The one thing we know for certain is that Ron Mael is one of our most acutely perceptive observers of social mores. In a different discipline – dramaturg, cartoonist, novelist, cineaste, chronicler – he’d be a Moliere, a Hogarth, a Fitzgerald, an Altman, a Swift. He just happens to work within the medium of popular song. Another thing we know for certain is that Russell Mael has the asset of a talent to put those observations across in a uniquely arresting manner, captivating as a frontman and gifted with a countertenor voice of extraordinary range. The alchemy between Ron on keys and Russell on vocals – Two Hands, One Mouth, to invoke the name of one of their tours – is simply what they do. And they’ve rarely done it better than on MAD!, the band’s 28th studio album.

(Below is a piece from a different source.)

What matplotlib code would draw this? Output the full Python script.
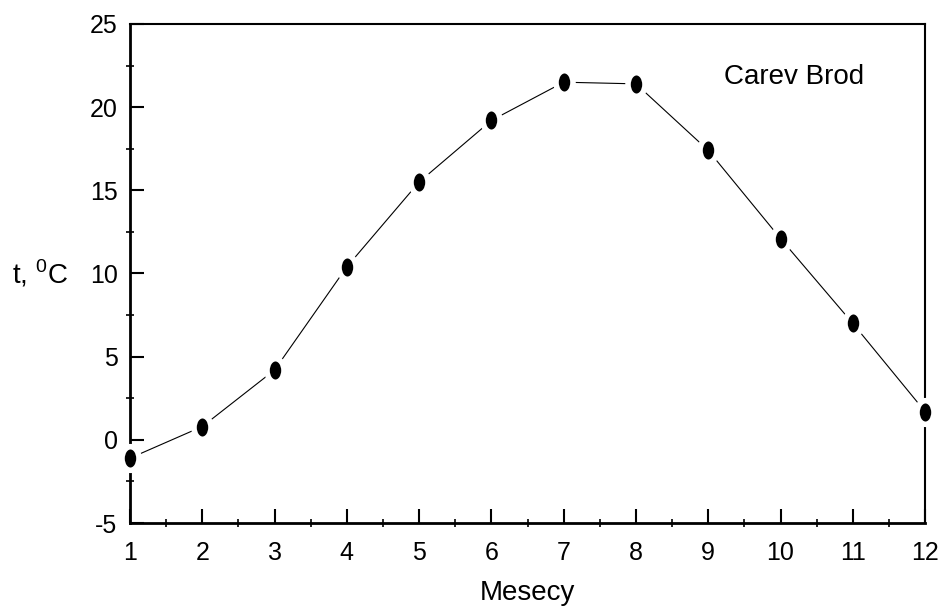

Released in May 2025 on new label home Transgressive Records, MAD! finds Ron and Russell examining cultural phenomena such as branded backpacks, tattoos, performative devotion (whether to a God, a lover, a celebrity or a sports team) and the hegemony of banter. (‘Running Up A Tab At The Hotel For The Fab’ seems to be inspired by the modern-day parable of fake German heiress Anna Delvey, or at least someone very similar: “Will you visit me in Rykers?”)
The satire is never on-the-nose, always retaining enough ambiguity for the listener to fill in the blanks. And the exquisitely unusual lexicon (you won’t hear the word ‘epistemology’ on many other albums this year) and cultural references (“Howard Hughes in Jordan 2s” on lead single ‘Do Things My Own Way’), leap out on every listen.
Some perennial Sparks themes are revisited. ‘A Long Red Light’, a song about thwarted desires and dreams, the world non-consensually pressing Pause on your life, inevitably recalls classics such as ‘When Do I Get To Sing My Way?’ and ‘Your Call Is Very Important To Us, Please Hold’.
Musically there are nods to New Wave, Synthpop, Art Rock and Electronic Opera – all genres Sparks had hands in pioneering, or straight-up invented. When you hear echoes of other artists, from Air to Shostakovich, you remind yourself that they’re all people who Sparks influenced in the first place. (Well, maybe not Shostakovich.)
Ultimately, however, MAD! is a modern record, which belongs in, and speaks to, the modern world. Which is all the more remarkable when you consider the vintage of its creators.